Myelodysplastic Syndrome (MDS)
About the Disease
Myelodysplastic Syndromes (MDS) are clonal diseases of stem cells characterized by single or multilinease cytopenia and various bone marrow abnormalities. Up to 35% of MDS patients progress to Acute Myeloid Leukemia (AML) within a few months of initial diagnosis and the MDS has sometimes been characterized as a preleukemic condition or simply “preleukemia.”
Chemical Exposure Causes
In 1993, British researchers published a summary of occupationally-induced hematological diseases from cases reported to the Health and Safety Executive. Over almost a 3-year period, 201 men and 28 women diagnosed with occupational hematologic diseases were reported. Among these, 49 cases of MDS were reported – the largest number of any hematologic disease. Benzene was the most commonly reported chemical thought to be implicated in the pathogenesis of the patients’ disease; benzene was implicated as the cause of occupational hematologic disease in 43 cases. Jacobs, A., et al., “Haematological Disorders and Occupational Hazards: A British Society for Haematology/Health and Safety Executive Study,” Brit. J. Haematol. 84:555-557 (1993).
Many other chemicals have been linked to MDS, including organic solvents, pesticides, hydrocarbons and welding fumes.

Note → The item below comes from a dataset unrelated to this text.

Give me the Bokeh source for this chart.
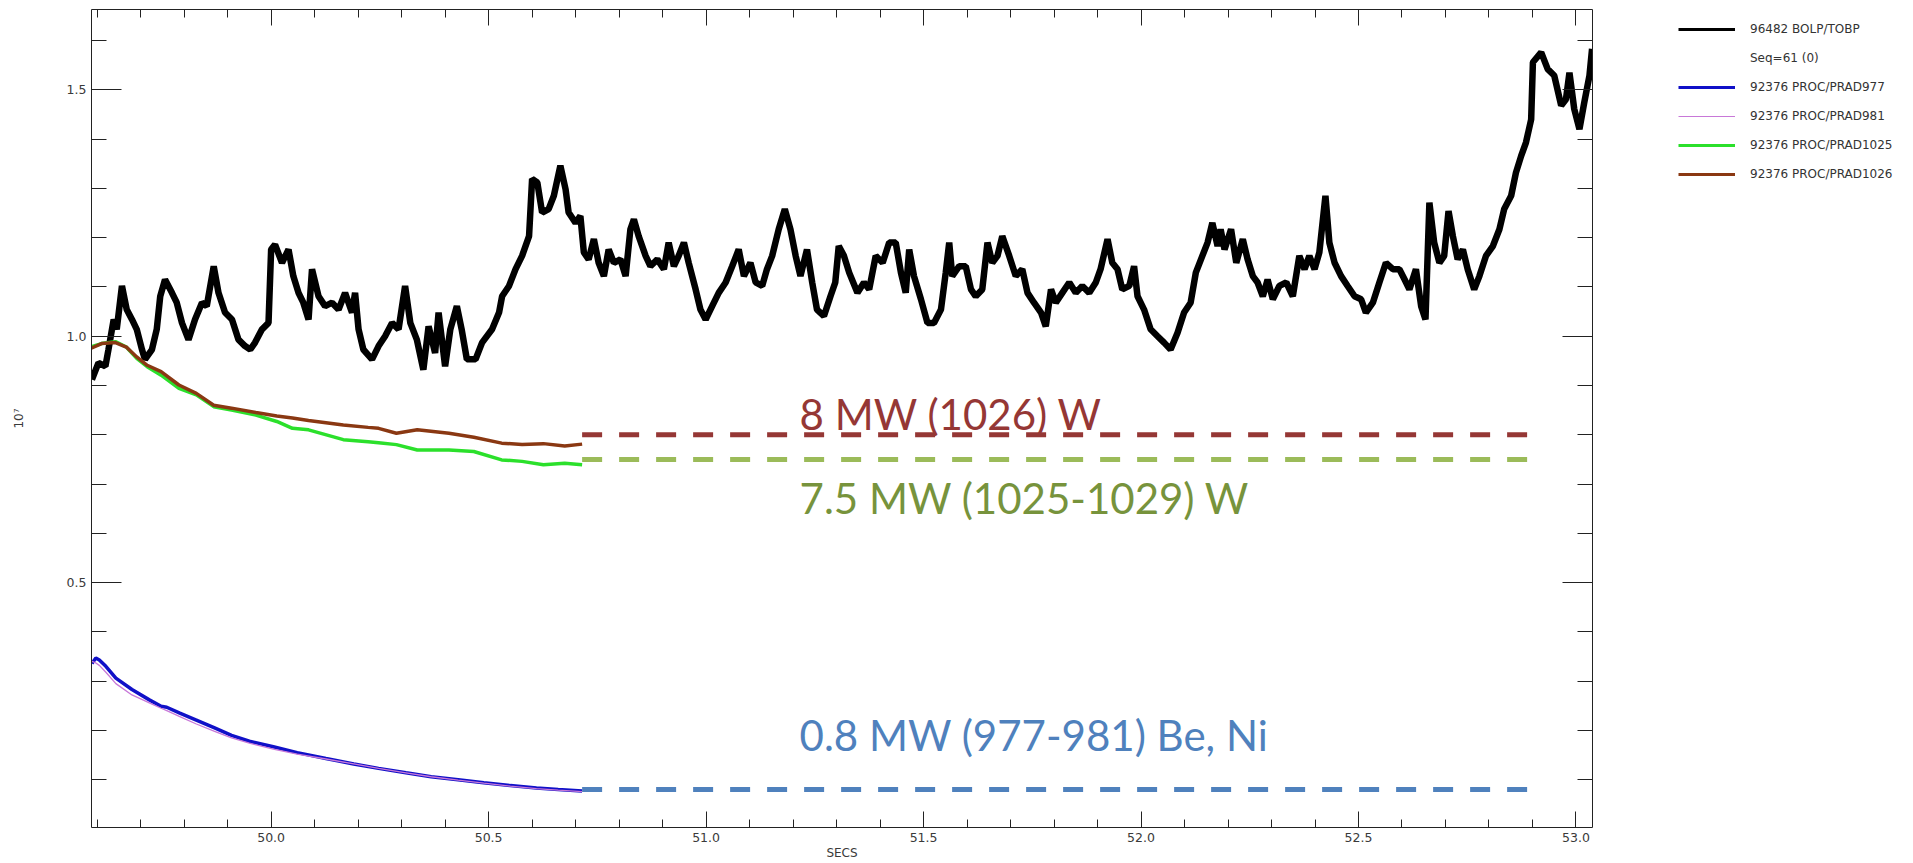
from bokeh.plotting import figure
from bokeh.layouts import row
from bokeh.models import (Range1d, LinearAxis, FixedTicker, NumeralTickFormatter,
                          Legend, LegendItem, ColumnDataSource)
from bokeh.core.properties import value
from bokeh.embed import file_html
from bokeh.resources import INLINE

# ---- bolometer total radiated power, 96482 BOLP/TOBP (units of 1e7 W) ----
bolp_t = [
    49.588, 49.603, 49.619, 49.626, 49.638, 49.645, 49.657, 49.668, 49.680, 49.691,
    49.703, 49.710, 49.726, 49.737, 49.745, 49.756, 49.772, 49.783, 49.795, 49.810,
    49.825, 49.841, 49.852, 49.868, 49.879, 49.894, 49.910, 49.925, 49.940, 49.952,
    49.963, 49.979, 49.994, 50.000, 50.009, 50.025, 50.040, 50.051, 50.063, 50.074,
    50.086, 50.094, 50.109, 50.124, 50.140, 50.155, 50.170, 50.186, 50.193, 50.201,
    50.212, 50.232, 50.247, 50.262, 50.278, 50.293, 50.308, 50.320, 50.335, 50.350,
    50.362, 50.377, 50.385, 50.400, 50.412, 50.427, 50.438, 50.450, 50.470, 50.485,
    50.508, 50.524, 50.531, 50.547, 50.562, 50.577, 50.593, 50.600, 50.612, 50.623,
    50.638, 50.650, 50.665, 50.677, 50.684, 50.700, 50.711, 50.719, 50.730, 50.742,
    50.753, 50.765, 50.776, 50.788, 50.803, 50.815, 50.826, 50.834, 50.845, 50.861,
    50.872, 50.888, 50.903, 50.914, 50.926, 50.937, 50.949, 50.960, 50.976, 50.987,
    50.999, 51.014, 51.029, 51.045, 51.060, 51.075, 51.087, 51.102, 51.114, 51.129,
    51.140, 51.152, 51.167, 51.181, 51.194, 51.206, 51.217, 51.232, 51.244, 51.255,
    51.271, 51.286, 51.297, 51.305, 51.317, 51.329, 51.348, 51.363, 51.375, 51.390,
    51.406, 51.421, 51.436, 51.448, 51.459, 51.467, 51.478, 51.494, 51.509, 51.524,
    51.540, 51.551, 51.559, 51.566, 51.582, 51.597, 51.609, 51.620, 51.635, 51.647,
    51.658, 51.670, 51.681, 51.697, 51.712, 51.727, 51.739, 51.754, 51.770, 51.781,
    51.793, 51.804, 51.819, 51.835, 51.850, 51.865, 51.881, 51.896, 51.907, 51.923,
    51.934, 51.946, 51.957, 51.973, 51.984, 51.992, 52.007, 52.022, 52.038, 52.053,
    52.068, 52.084, 52.099, 52.114, 52.126, 52.141, 52.153, 52.164, 52.176, 52.183,
    52.192, 52.207, 52.219, 52.234, 52.245, 52.257, 52.268, 52.280, 52.291, 52.303,
    52.318, 52.334, 52.349, 52.364, 52.376, 52.387, 52.399, 52.410, 52.424, 52.433,
    52.445, 52.460, 52.475, 52.491, 52.506, 52.517, 52.533, 52.548, 52.563, 52.579,
    52.594, 52.606, 52.617, 52.632, 52.644, 52.654, 52.663, 52.674, 52.686, 52.697,
    52.707, 52.717, 52.728, 52.740, 52.751, 52.766, 52.778, 52.793, 52.809, 52.824,
    52.835, 52.851, 52.862, 52.874, 52.885, 52.897, 52.901, 52.920, 52.935, 52.950,
    52.966, 52.977, 52.985, 52.996, 53.008, 53.019, 53.031, 53.037,
]
bolp_v = [
    0.912, 0.946, 0.939, 0.973, 1.034, 1.014, 1.102, 1.054, 1.034, 1.014,
    0.973, 0.953, 0.973, 1.014, 1.081, 1.115, 1.088, 1.068, 1.027, 0.993,
    1.034, 1.068, 1.061, 1.142, 1.088, 1.048, 1.034, 0.993, 0.980, 0.973,
    0.987, 1.014, 1.027, 1.176, 1.186, 1.149, 1.176, 1.122, 1.088, 1.068,
    1.034, 1.136, 1.081, 1.061, 1.068, 1.054, 1.088, 1.048, 1.088, 1.014,
    0.973, 0.953, 0.980, 1.000, 1.027, 1.014, 1.102, 1.027, 0.993, 0.932,
    1.020, 0.966, 1.048, 0.939, 1.014, 1.061, 1.014, 0.953, 0.953, 0.987,
    1.014, 1.048, 1.081, 1.102, 1.136, 1.163, 1.203, 1.319, 1.312, 1.251,
    1.258, 1.285, 1.346, 1.298, 1.251, 1.230, 1.244, 1.170, 1.156, 1.197,
    1.149, 1.122, 1.176, 1.149, 1.156, 1.122, 1.217, 1.237, 1.203, 1.163,
    1.142, 1.156, 1.136, 1.190, 1.142, 1.163, 1.190, 1.149, 1.095, 1.054,
    1.034, 1.061, 1.088, 1.109, 1.142, 1.176, 1.122, 1.149, 1.109, 1.102,
    1.136, 1.163, 1.217, 1.258, 1.217, 1.163, 1.122, 1.176, 1.109, 1.054,
    1.041, 1.081, 1.109, 1.183, 1.163, 1.129, 1.088, 1.109, 1.095, 1.163,
    1.149, 1.190, 1.190, 1.129, 1.088, 1.176, 1.122, 1.075, 1.027, 1.027,
    1.054, 1.129, 1.190, 1.122, 1.142, 1.142, 1.095, 1.081, 1.095, 1.190,
    1.149, 1.163, 1.203, 1.163, 1.122, 1.136, 1.088, 1.068, 1.048, 1.020,
    1.095, 1.068, 1.088, 1.109, 1.088, 1.102, 1.088, 1.109, 1.136, 1.197,
    1.149, 1.136, 1.095, 1.102, 1.142, 1.081, 1.054, 1.014, 1.000, 0.987,
    0.973, 1.007, 1.048, 1.068, 1.129, 1.163, 1.190, 1.230, 1.183, 1.217,
    1.176, 1.217, 1.149, 1.197, 1.156, 1.122, 1.109, 1.081, 1.115, 1.075,
    1.102, 1.109, 1.081, 1.163, 1.136, 1.163, 1.136, 1.170, 1.285, 1.190,
    1.149, 1.122, 1.102, 1.081, 1.075, 1.048, 1.068, 1.109, 1.149, 1.136,
    1.136, 1.115, 1.095, 1.136, 1.061, 1.034, 1.271, 1.190, 1.149, 1.163,
    1.254, 1.203, 1.156, 1.176, 1.136, 1.095, 1.122, 1.163, 1.183, 1.217,
    1.258, 1.285, 1.332, 1.366, 1.393, 1.440, 1.556, 1.576, 1.542, 1.529,
    1.468, 1.481, 1.535, 1.461, 1.420, 1.474, 1.529, 1.583,
]

# ---- 92376 PROC/PRAD1025 and PRAD1026 ----
prad_hi_t = [49.585, 49.610, 49.642, 49.667, 49.691, 49.715, 49.747, 49.788, 49.828,
             49.868, 49.909, 49.965, 50.013, 50.049, 50.086, 50.166, 50.223, 50.247,
             50.288, 50.336, 50.409, 50.466, 50.530, 50.577, 50.626, 50.675, 50.715]
prad1025_v = [0.978, 0.985, 0.989, 0.978, 0.955, 0.938, 0.921, 0.894, 0.881,
              0.857, 0.850, 0.840, 0.827, 0.813, 0.810, 0.790, 0.786, 0.784,
              0.780, 0.769, 0.769, 0.766, 0.749, 0.746, 0.739, 0.742, 0.739]
prad1026_v = [0.975, 0.985, 0.987, 0.978, 0.958, 0.941, 0.928, 0.901, 0.884,
              0.860, 0.854, 0.845, 0.838, 0.834, 0.829, 0.820, 0.815, 0.813,
              0.803, 0.810, 0.803, 0.795, 0.783, 0.780, 0.782, 0.777, 0.781]

# ---- 92376 PROC/PRAD977 and PRAD981 ----
prad_lo_t = [49.588, 49.597, 49.605, 49.620, 49.643, 49.680, 49.720, 49.747, 49.760,
             49.790, 49.828, 49.870, 49.909, 49.950, 50.005, 50.060, 50.126, 50.190,
             50.247, 50.310, 50.368, 50.430, 50.489, 50.550, 50.610, 50.660, 50.715]
prad977_v = [0.336, 0.347, 0.343, 0.330, 0.306, 0.283, 0.262, 0.249, 0.247,
             0.235, 0.221, 0.205, 0.190, 0.178, 0.167, 0.155, 0.143, 0.132,
             0.123, 0.114, 0.106, 0.100, 0.094, 0.088, 0.083, 0.080, 0.077]
prad981_v = [0.340, 0.337, 0.332, 0.318, 0.295, 0.272, 0.256, 0.245, 0.240,
             0.228, 0.213, 0.198, 0.185, 0.174, 0.162, 0.152, 0.142, 0.132,
             0.123, 0.114, 0.106, 0.099, 0.093, 0.087, 0.082, 0.079, 0.076]

# ---- steady-state radiated power estimates (MW) ----
level_mw = [8.0, 7.5, 0.8]
level_text = ["8 MW (1026) W", "7.5 MW (1025-1029) W", "0.8 MW (977-981) Be, Ni"]

legend_labels = ["96482 BOLP/TOBP", "Seq=61 (0)", "92376 PROC/PRAD977",
                 "92376 PROC/PRAD981", "92376 PROC/PRAD1025", "92376 PROC/PRAD1026"]

x_major = [50.0, 50.5, 51.0, 51.5, 52.0, 52.5, 53.0]
x_minor = [round(49.6 + 0.1 * i, 1) for i in range(35)]
y_major = [0.5, 1.0, 1.5]
y_minor = [round(0.1 * i, 1) for i in range(1, 17)]

AXIS_FONT = "DejaVu Sans"
INK = "#222222"

C_BOLP = "black"
C_977 = "#1010c8"
C_981 = "#c878d8"
C_1025 = "#2be02b"
C_1026 = "#8a3812"

p = figure(width=1600, height=863, output_backend="svg", toolbar_location=None,
           x_range=Range1d(49.587, 53.038), y_range=Range1d(0.003, 1.663),
           min_border_left=91, min_border_right=8, min_border_top=9,
           min_border_bottom=36, x_axis_label="SECS", y_axis_label="10\u2077")
p.grid.visible = False
p.outline_line_color = None


def style_axis(ax, tick_len, show_labels):
    ax.axis_line_color = INK
    ax.major_tick_line_color = INK
    ax.minor_tick_line_color = INK
    ax.major_tick_in = tick_len
    ax.major_tick_out = 0
    ax.minor_tick_in = tick_len // 2
    ax.minor_tick_out = 0
    ax.major_label_text_font = AXIS_FONT
    ax.axis_label_text_font = AXIS_FONT
    ax.axis_label_text_font_style = "normal"
    ax.axis_label_text_color = "#3a3a3a"
    if show_labels:
        ax.major_label_text_color = "#3a3a3a"
        ax.major_label_text_font_size = "12.5px"
        ax.axis_label_text_font_size = "12px"
    else:
        # tick marks only: no label text is drawn on the mirrored axes
        ax.major_label_text_color = None
        ax.major_label_text_font_size = "1px"
        ax.major_label_standoff = 0


xticker = FixedTicker(ticks=x_major, minor_ticks=x_minor)
yticker = FixedTicker(ticks=y_major, minor_ticks=y_minor)

bx = p.xaxis[0]
bx.ticker = xticker
bx.formatter = NumeralTickFormatter(format="0.0")
style_axis(bx, 16, True)
bx.major_label_standoff = 5
bx.axis_label_standoff = 1

ly = p.yaxis[0]
ly.ticker = yticker
ly.formatter = NumeralTickFormatter(format="0.0")
style_axis(ly, 30, True)
ly.major_label_standoff = 5
ly.axis_label_standoff = 38

tx = LinearAxis(ticker=xticker)
style_axis(tx, 16, False)
p.add_layout(tx, "above")

ry = LinearAxis(ticker=yticker)
style_axis(ry, 30, False)
p.add_layout(ry, "right")

# measured traces
p.line(bolp_t, bolp_v, color=C_BOLP, line_width=6.5)
p.line(prad_hi_t, prad1025_v, color=C_1025, line_width=3.5)
p.line(prad_hi_t, prad1026_v, color=C_1026, line_width=3.5)
p.line(prad_lo_t, prad977_v, color=C_977, line_width=3.5)
p.line(prad_lo_t, prad981_v, color=C_981, line_width=1.3)

# dashed steady-state levels (1e7 W = 10 MW) and their captions
dash_colors = ["#953735", "#9bbb59", "#4f81bd"]
text_colors = ["#953735", "#77933c", "#4f81bd"]
t_end = prad_hi_t[-1]
for mw, col in zip(level_mw, dash_colors):
    p.line([t_end, 52.909], [mw / 10.0, mw / 10.0], color=col, line_width=5,
           line_dash="20 17")

caption_y = [0.842, 0.672, 0.190]
cap_src = ColumnDataSource(dict(x=[51.215] * 3, y=caption_y, text=level_text,
                                color=text_colors))
p.text(x="x", y="y", text="text", text_color="color", source=cap_src,
       text_font=value("Lato"), text_font_size="42px", text_baseline="alphabetic",
       text_align="left")

# legend panel to the right of the plot; the key renderers sit outside its
# visible range so only their legend swatches show
lg = figure(width=313, height=863, output_backend="svg", toolbar_location=None,
            x_axis_type=None, y_axis_type=None, x_range=Range1d(0, 1),
            y_range=Range1d(0, 1), min_border=0)
lg.outline_line_color = None
lg.grid.visible = False

leg_specs = [(C_BOLP, 3, 1.0), (C_BOLP, 1, 0.0), (C_977, 3, 1.0),
             (C_981, 1, 1.0), (C_1025, 3, 1.0), (C_1026, 3, 1.0)]
items = []
for label, (col, w, a) in zip(legend_labels, leg_specs):
    r = lg.line([5, 6], [5, 5], color=col, line_width=w, line_alpha=a)
    items.append(LegendItem(label=label, renderers=[r]))

legend = Legend(items=items, location=(78, 643), glyph_width=57, glyph_height=20,
                label_height=20, spacing=9, padding=0, margin=0, label_standoff=15,
                border_line_color=None, background_fill_alpha=0,
                label_text_font=AXIS_FONT, label_text_font_size="12px",
                label_text_color="#333333")
lg.add_layout(legend)

open("out.html", "w").write(file_html(row(p, lg), INLINE))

Occupational Hazards and Exposure Hazards
Additionally, many studies have been performed on particular industries that have high rates of MDS among workers. For instance, in 1993 Italian researchers published the results of a case-control study of 50 acute myeloid leukemias (AML), 17 chronic myeloid leukemias (CML), 19 myelodysplastic syndromes (MDS), and 246 controls. Exposure to suspected leukemogenic agents was assessed blindly by an industrial hygienist. Increased risks were noted for mechanics, welders, electricians, and drivers among men. Nonsignificantly increased relative risks for benzene were detected for exposure to benzene (OR = 1.7) and petrol refining products (OR = 1.9), as well as polycyclic aromatic hydrocarbons and electromagnetic fields, in men. Of the 19 men with MDS, 1 had no occupational exposure, 5 were occupationally exposed to benzene, 2 were exposed to petrol refining products, 7 were exposed to polycyclic aromatic hydrocarbons, 6 were exposed to electromagnetic fields, 2 were exposed to welding fumes, and 2 were exposed to asbestos. Ciccone, G., et al., “Myeloid Leukemias and Myelodysplastic Syndromes: Chemical Exposure, Histologic Subtype and Cytogenetics in a Case-control Study,” Cancer Genet. Cytogenet. 68(2):135-139 (1993).
Successfully Litigated Cases
In 1999, Metzger Law Group reached a settlement against Mobil Oil Corporation and Allwaste Environmental Services for $2,750,000 in the case of a young man who developed MDS, Robert Keaton v. Mobil.